1. Q4 Earnings Beat Drives Record AUM

Invesco Ltd. reported adjusted diluted EPS of $0.62 for Q4 2025, surpassing consensus estimates by $0.05 and up from $0.52 in the year-ago quarter. Net revenues rose 8.8% year-over-year to $1.26 billion, powered by higher management fees on average AUM growth and strong performance fee contributions. The firm ended the quarter with a record $2.17 trillion in assets under management, marking a 17.5% increase from Q4 2024 and a 2.1% sequential rise. Investors responded positively to the earnings beat, lifting pre-market sentiment and underpinning confidence in the firm’s fee-earning capacity.

2. Robust Net Long-Term Inflows and Margin Expansion

During Q4, Invesco generated $19.1 billion of net long-term inflows—driven primarily by ETFs & index products ($11.9 billion) and its China joint venture ($8.9 billion)—offset by outflows in fundamental equities. Retail and institutional channels contributed $10.2 billion and $8.9 billion, respectively. Non-GAAP operating margin expanded to 36.4%, up from 33.7% a year earlier, as adjusted operating income climbed 17.4% to $457.8 million. The firm also reduced preferred stock by $500 million and repaid $240 million of bank debt, reinforcing its commitment to balance sheet strength and shareholder returns.

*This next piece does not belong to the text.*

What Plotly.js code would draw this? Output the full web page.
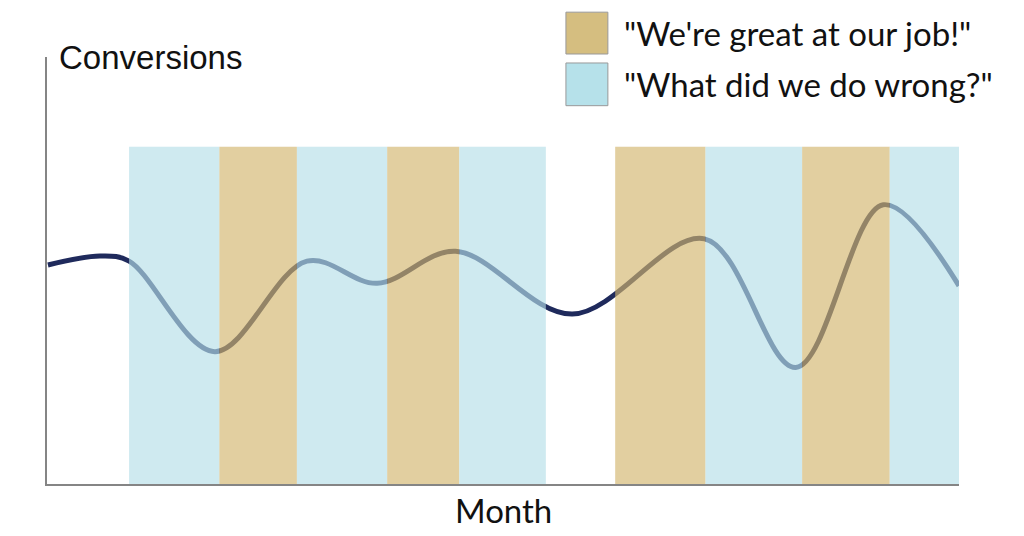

3. Analyst Upgrades and Capital Return Strategy

Morgan Stanley set a price target implying modest upside based on Invesco’s resilient inflows and asset growth outlook. The firm forecasts performance fees could rise to over $30 million in Q4, supported by market gains and new ETF launches. Management emphasized continued share repurchases and deleveraging as priorities, having repurchased common stock and extinguished debt during the quarter. Analysts note that stable funding conditions, manageable rate volatility and sustained AUM momentum will be key to maintaining earnings leverage and preserving book value per share growth in 2026.